Surface ozone concentration differences between urban and rural sites across US metropolitan areas and NDVI responses, 2000-2013
Surface ozone concentration is closely related with vegetation growth and human health. Surface ozone differences between urban and rural sites have been widely reported in environmental sciences (Stasiuk Jr and Coffey 1974, Kulkarni, Bortoli et al. 2013, Paoletti, De Marco et al. 2014). However, less attention has been paid to this phenomenon in urban ecological studies. Extensive research has determined the impact of ozone on plants (Wullschleger, Hanson et al. 1996, Chappelka and Samuelson 1998) but it is still controversial as to the relative impact of temperature and ozone on plant growth in urban and rural sites (Gregg, Jones et al. 2003, Searle, Turnbull et al. 2012).
In this study, we used US EPA surface ozone data to create a map of ozone distribution throughout the US. NASA Modis NDVI data and NOAA climate data were also used in multiple regression analyses to determine the relative impacts of ozone and temperature across large spatial scales and for specific urban – rural comparisons from 2000 to 2013.

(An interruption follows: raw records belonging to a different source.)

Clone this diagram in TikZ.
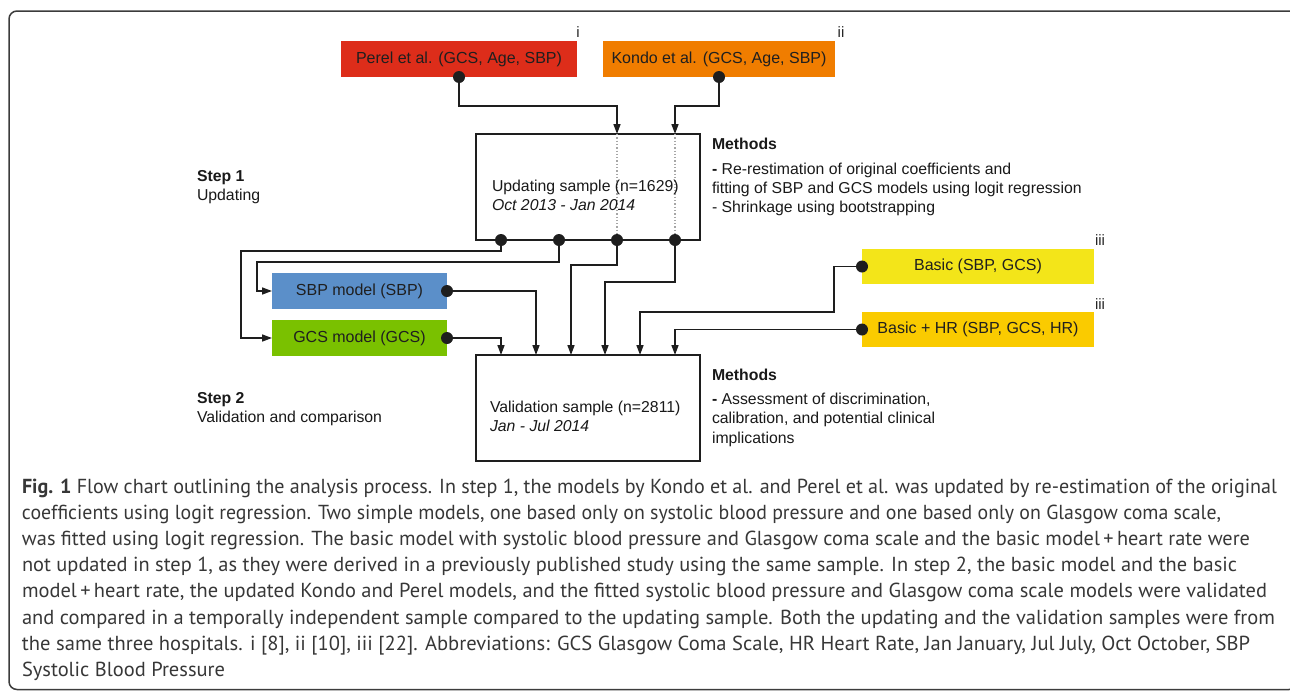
\documentclass[tikz,border=0pt]{standalone}
\usepackage{fontspec}
\usepackage{graphicx}
\setmainfont{Liberation Sans}
\newfontfamily\capfont{PT Sans}
\usetikzlibrary{arrows.meta}
\definecolor{perelred}{RGB}{221,45,26}
\definecolor{kondoorange}{RGB}{240,125,0}
\definecolor{sbpblue}{RGB}{91,143,201}
\definecolor{gcsgreen}{RGB}{122,193,0}
\definecolor{basicyellow}{RGB}{243,229,25}
\definecolor{hrgold}{RGB}{250,203,0}
\definecolor{linec}{RGB}{30,30,30}
\definecolor{captext}{RGB}{55,55,55}
\definecolor{framec}{RGB}{60,60,60}
\newcommand{\capln}[2]{\resizebox{#1}{\height}{#2}}
\begin{document}
\begin{tikzpicture}[x=1pt,y=-1pt,
  every node/.style={inner sep=0pt, outer sep=0pt},
  fbox/.style={minimum width=#1, text=black!88, font=\fontsize{16}{19}\selectfont},
  wbox/.style={draw=linec, line width=1.5pt, fill=white, minimum width=224pt, minimum height=106pt},
  lbl/.style={anchor=base west, text=black!90, font=\fontsize{15.8}{19}\selectfont},
  refl/.style={text=black!85, font=\fontsize{15}{18}\selectfont},
  captl/.style={anchor=base west, text=captext, font=\capfont\fontsize{20.3}{24}\selectfont},
  conn/.style={draw=linec, line width=1.6pt, -{Triangle[length=10pt,width=7pt]}},
  dotline/.style={draw=gray!70, line width=1.3pt, dotted}]
\useasboundingbox (0,0) rectangle (1290,691);
% frame
\draw[framec, line width=1.5pt, rounded corners=8pt] (9,11) rectangle (1297,689.5);

% boxes
\node[fbox=236pt, minimum height=36pt, fill=perelred] (perel) at (459,59) {Perel et al. (GCS, Age, SBP)};
\node[fbox=232pt, minimum height=36pt, fill=kondoorange] (kondo) at (719,59) {Kondo et al. (GCS, Age, SBP)};
\node[refl] (refi) at (578,32) {i};
\node[refl] (refii) at (841,32) {ii};

\node[wbox] (upd) at (588,187) {};
\node[wbox] (val) at (588,408) {};

\node[fbox=175pt, minimum height=36pt, fill=sbpblue] (sbp) at (359.5,291) {SBP model (SBP)};
\node[fbox=175pt, minimum height=36pt, fill=gcsgreen] (gcs) at (359.5,338) {GCS model (GCS)};
\node[fbox=232pt, minimum height=35pt, fill=basicyellow] (basic) at (978,266.5) {Basic (SBP, GCS)};
\node[fbox=232pt, minimum height=35pt, fill=hrgold] (hr) at (978,329.5) {Basic + HR (SBP, GCS, HR)};
\node[refl] (refiii1) at (1100,240) {iii};
\node[refl] (refiii2) at (1100,304) {iii};

% dotted lines through updating box
\draw[dotline] ([xshift=29pt]upd.north) -- ([xshift=29pt]upd.south);
\draw[dotline] ([xshift=87pt]upd.north) -- ([xshift=87pt]upd.south);

% connectors
\draw[conn] (perel.south) -- ++(0,29) -| ([xshift=29pt]upd.north);
\draw[conn] (kondo.south) -- ++(0,29) -| ([xshift=87pt]upd.north);

\draw[conn] ([xshift=-87pt]upd.south) -- ++(0,11) -| ([xshift=-31pt]gcs.west) -- (gcs.west);
\draw[conn] ([xshift=-29pt]upd.south) -- ++(0,22) -| ([xshift=-15pt]sbp.west) -- (sbp.west);
\draw[conn] ([xshift=29pt]upd.south) -- ++(0,25) -| ([xshift=-17pt]val.north);
\draw[conn] ([xshift=87pt]upd.south) -- ++(0,42) -| ([xshift=17pt]val.north);

\draw[conn] (sbp.east) -| ([xshift=-52pt]val.north);
\draw[conn] (gcs.east) -| ([xshift=-87pt]val.north);
\draw[conn] (basic.west) -- ++(-28,0) -- ++(0,45.5) -| ([xshift=52pt]val.north);
\draw[conn] (hr.west) -| ([xshift=87pt]val.north);

% dots
\fill[linec] (perel.south) circle (6pt);
\fill[linec] (kondo.south) circle (6pt);
\fill[linec] ([xshift=-87pt]upd.south) circle (6pt);
\fill[linec] ([xshift=-29pt]upd.south) circle (6pt);
\fill[linec] ([xshift=29pt]upd.south) circle (6pt);
\fill[linec] ([xshift=87pt]upd.south) circle (6pt);
\fill[linec] (sbp.east) circle (6pt);
\fill[linec] (gcs.east) circle (6pt);
\fill[linec] (basic.west) circle (6pt);
\fill[linec] (hr.west) circle (6pt);

% texts in white boxes
\node[lbl] (updt1) at (492,191) {Updating sample (n=1629)};
\node[lbl] (updt2) at (492,210) {\itshape Oct 2013 - Jan 2014};
\node[lbl] (valt1) at (490,412) {Validation sample (n=2811)};
\node[lbl] (valt2) at (490,431) {\itshape Jan - Jul 2014};

% step labels
\node[lbl] (st1a) at (197,181) {\bfseries Step 1};
\node[lbl] (st1b) at (197,200) {Updating};
\node[lbl] (st2a) at (197,403) {\bfseries Step 2};
\node[lbl] (st2b) at (197,422) {Validation and comparison};

% methods
\node[lbl] (m1a) at (712,149) {\bfseries Methods};
\node[lbl] (m1b) at (712,174) {\textbf{-} Re-restimation of original coefficients and};
\node[lbl] (m1c) at (712,193) {fitting of SBP and GCS models using logit regression};
\node[lbl] (m1d) at (712,212) {- Shrinkage using bootstrapping};
\node[lbl] (m2a) at (712,380) {\bfseries Methods};
\node[lbl] (m2b) at (712,404) {\textbf{-} Assessment of discrimination,};
\node[lbl] (m2c) at (712,423) {calibration, and potential clinical};
\node[lbl] (m2d) at (712,443) {implications};

% caption
\node[captl] (c1) at (22,493) {\capln{1255pt}{\textbf{Fig. 1} Flow chart outlining the analysis process. In step 1, the models by Kondo et al. and Perel et al. was updated by re-estimation of the original}};
\node[captl] (c2) at (22,519.2) {\capln{1199pt}{coefficients using logit regression. Two simple models, one based only on systolic blood pressure and one based only on Glasgow coma scale,}};
\node[captl] (c3) at (22,545.4) {\capln{1228pt}{was fitted using logit regression. The basic model with systolic blood pressure and Glasgow coma scale and the basic model\,+\,heart rate were}};
\node[captl] (c4) at (22,571.6) {\capln{1215pt}{not updated in step 1, as they were derived in a previously published study using the same sample. In step 2, the basic model and the basic}};
\node[captl] (c5) at (22,597.8) {\capln{1245pt}{model\,+\,heart rate, the updated Kondo and Perel models, and the fitted systolic blood pressure and Glasgow coma scale models were validated}};
\node[captl] (c6) at (22,624) {\capln{1253pt}{and compared in a temporally independent sample compared to the updating sample. Both the updating and the validation samples were from}};
\node[captl] (c7) at (22,650.2) {\capln{1228pt}{the same three hospitals. i [8], ii [10], iii [22]. Abbreviations: GCS Glasgow Coma Scale, HR Heart Rate, Jan January, Jul July, Oct October, SBP}};
\node[captl] (c8) at (22,676.4) {\capln{203pt}{Systolic Blood Pressure}};
\end{tikzpicture}
\end{document}
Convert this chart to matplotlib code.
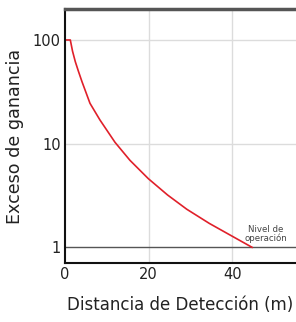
import matplotlib
matplotlib.use("Agg")
import matplotlib.pyplot as plt

# values
distance = [0, 1.27, 1.8, 2.46, 3.2, 4.06, 5.97, 8.36, 11.95, 15.53, 19.9, 24.5, 29.1, 34.5, 39.8, 44.7]
gain = [100, 100, 78, 61.8, 50, 39.6, 24.5, 16.9, 10.3, 6.9, 4.6, 3.2, 2.33, 1.7, 1.29, 1.0]
x_ticks = [0, 20, 40]
y_ticks = [1, 10, 100]
y_tick_labels = ["1", "10", "100"]
op_level = 1

plt.rcParams["font.family"] = ["DejaVu Sans"]

fig = plt.figure(figsize=(2.96, 3.22), dpi=100)
ax = fig.add_axes([65 / 296, 59 / 322, 231 / 296, 254 / 322])

ax.set_yscale("log")
ax.set_xlim(0, 55.2)
ax.set_ylim(0.706, 199)

# grid
for xt in x_ticks[1:]:
    ax.axvline(xt, color="#dcdcdc", lw=1, zorder=0)
for yt in y_ticks[1:]:
    ax.axhline(yt, color="#dcdcdc", lw=1, zorder=0)

# operating level line
ax.axhline(op_level, color="#555555", lw=1, zorder=1)
ax.text(48.0, 1.1, "Nivel de\noperación", fontsize=6.2, color="#444444",
        ha="center", va="bottom", linespacing=0.95)

ax.plot(distance, gain, color="#e0202a", lw=1.2, zorder=2)

ax.set_xticks(x_ticks)
ax.set_yticks(y_ticks)
ax.set_yticklabels(y_tick_labels)
ax.minorticks_off()
ax.tick_params(length=0, labelsize=10.5, colors="#222222", pad=3)

for side in ["left", "bottom"]:
    ax.spines[side].set_color("#111111")
    ax.spines[side].set_linewidth(1.5)
ax.spines["top"].set_color("#555555")
ax.spines["top"].set_linewidth(2.5)
ax.spines["right"].set_visible(False)

ax.set_xlabel("Distancia de Detección (m)", fontsize=12, color="#222222", labelpad=10)
ax.set_ylabel("Exceso de ganancia", fontsize=12.6, color="#222222", labelpad=6)

fig.savefig("out.png", dpi=100)
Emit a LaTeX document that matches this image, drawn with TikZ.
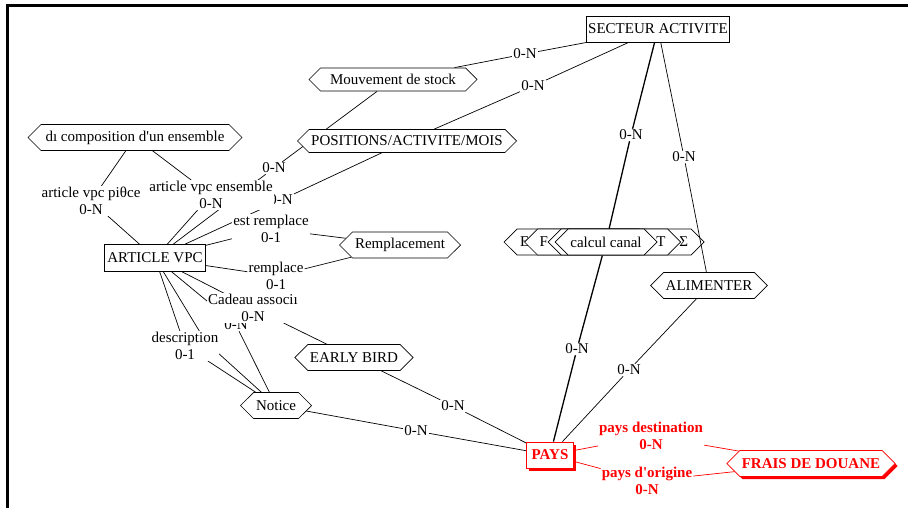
\documentclass[tikz,border=0pt]{standalone}
\usepackage{fontspec}
\setmainfont{Liberation Serif}
\usetikzlibrary{shapes.symbols,shadows}
\pgfdeclarelayer{edges}
\pgfsetlayers{edges,main}

\begin{document}
\begin{tikzpicture}[
  x=1pt, y=-1pt,
  every node/.style={font=\fontsize{15}{17}\selectfont},
  entity/.style ={draw, fill=white, inner sep=1pt, line width=0.8pt},
  assoc/.style  ={draw, fill=white, signal, signal to=west and east,
                  inner xsep=2pt, inner ysep=1pt, line width=0.7pt, minimum height=26pt},
  card/.style   ={fill=white, inner sep=1pt, align=center},
  hot/.style    ={draw=red, text=red, font=\fontsize{15}{17}\selectfont\bfseries,
                  drop shadow={shadow xshift=2.5pt, shadow yshift=-2.5pt, fill=red, opacity=1}},
  hotcard/.style={card, text=red, font=\fontsize{15}{17}\selectfont\bfseries},
  link/.style   ={line width=0.7pt},
  hotlink/.style={link, draw=red}
]
\useasboundingbox (0,0) rectangle (908,508);

% frame (top and left edges only)
\draw[line width=3.2pt] (908,5.6) -- (7.6,5.6) -- (7.6,508);

%%% ---- ENTITIES ---------------------------------------------------------
\node[entity, minimum width=143pt, minimum height=26pt] (secteur) at (658,29)  {SECTEUR ACTIVITE};
\node[entity, minimum width=101pt, minimum height=27pt] (article) at (155,258) {ARTICLE VPC};
\node[entity, hot, minimum width=47pt, minimum height=26pt] (pays) at (550,455) {PAYS};

%%% ---- ASSOCIATIONS -----------------------------------------------------
\node[assoc, minimum width=168pt, minimum height=23pt] (stock)     at (393,79.5)  {Mouvement de stock};
\node[assoc, minimum width=219pt, minimum height=23pt] (positions) at (407,141)   {POSITIONS/ACTIVITE/MOIS};
\node[assoc, minimum width=214pt] (decompo) at (135,137.5) {dı composition d\textquotesingle un ensemble};
\node[assoc, minimum width=121pt] (rempl)   at (400,245)   {Remplacement};
\node[assoc, minimum width=114pt] (early)   at (354,357.5) {EARLY BIRD};
\node[assoc, minimum width=71pt]  (notice)  at (276,405.5) {Notice};
\node[assoc, minimum width=115pt] (alim)    at (709,285.5) {ALIMENTER};
\node[assoc, hot, minimum width=162pt] (frais) at (811,463.5) {FRAIS DE DOUANE};

% stacked associations, the last one on top
\node[assoc, minimum width=200pt] (canalE) at (604,242)   {\makebox[168pt]{E\hfill Σ}};
\node[assoc, minimum width=155pt] (canalF) at (602.5,242) {\makebox[126pt]{F\hfill T}};
\node[assoc, minimum width=104pt] (canalG) at (600,242)   {};
\node[assoc, minimum width=102pt] (calcul) at (606,242)   {calcul canal};

%%% ---- CARDINALITIES ----------------------------------------------------
\node[card] (c1)  at (525,54)  {0-N};
\node[card] (c2)  at (533,86)  {0-N};
\node[card] (c3)  at (631,135) {0-N};
\node[card] (c4)  at (684,157) {0-N};
\node[card] (c5)  at (577,349) {0-N};
\node[card] (c6)  at (629,370) {0-N};
\node[card] (c7)  at (453,406) {0-N};
\node[card] (c8)  at (416,431) {0-N};
\node[card] (c9)  at (274,168) {0-N};
\node[card] (c10) at (281,200) {0-N};
\node[card] (c11) at (91,201)  {article vpc piθce\\0-N};
\node[card] (c12) at (211,195) {article vpc ensemble\\0-N};
\node[card] (c13) at (271,229) {est remplace\\0-1};
\node[card] (c14) at (276,276) {remplace\\0-1};
\node[card] (c15) at (236,325) {0-N};
\node[card] (c16) at (253,308) {Cadeau associı\\0-N};
\coordinate (descB) at (206,342);
\node[card] (c17) at (185,346) {description\\0-1};
\node[hotcard] (c18) at (651,436) {pays destination\\0-N};
\node[hotcard] (c19) at (647,481) {pays d\textquotesingle origine\\0-N};

%%% ---- LINKS ------------------------------------------------------------
\begin{pgfonlayer}{edges}
  \draw[link] (secteur) -- (c1) -- (stock);
  \draw[link] (secteur) -- (c2) -- (positions);
  \draw[link, line width=1.3pt] (secteur) -- (c3) -- (calcul) -- (c5) -- (pays);
  \draw[link] (alim)    -- (c6) -- (pays);
  \draw[link] (early)   -- (c7) -- (pays);
  \draw[link] (notice)  -- (c8) -- (pays);
  % links around ARTICLE VPC
  \draw[link] (stock)     -- (c9)  -- (article);
  \draw[link] (positions) -- (c10) -- (article);
  \draw[link] (decompo)   -- (c11) -- (article);
  \draw[link] (decompo)   -- (c12) -- (article);
  \draw[link] (rempl)     -- (c13) -- (article);
  \draw[link] (rempl)     -- (c14) -- (article);
  \draw[link] (notice)    -- (c15) -- (article);
  \draw[link] (early)     -- (c16) -- (article);
  \draw[link] (notice)    -- (c17) -- (article);
  \draw[link] (notice)    -- (descB) -- (article);
  % customs fees
  \draw[hotlink] (pays) -- (c18) -- (frais);
  \draw[hotlink] (pays) -- (c19) -- (frais);
\end{pgfonlayer}
% this one runs over the stacked associations
\draw[link] (secteur) -- (c4) -- (alim);

\end{tikzpicture}
\end{document}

The inverse distance weighted ozone map of the US showed holes of lower cumulative ozone exposures in all big metropolitan areas, e.g. New York City (NYC), Baltimore, Los Angeles etc. Initial analyses of two urban and four rural sites in the vicinity of NYC show that August NDVI was significantly negatively related to cumulative ozone exposures (May - Sept AOT40; P = 0.01) and there was no relationship with temperature whether summarized as the May – Sept. average, Tmin or Tmax. These results do not negate the importance of temperature for regulating plant growth, but point toward the need to continue to understand the detrimental impacts cumulative ozone exposures that are much higher in rural environments.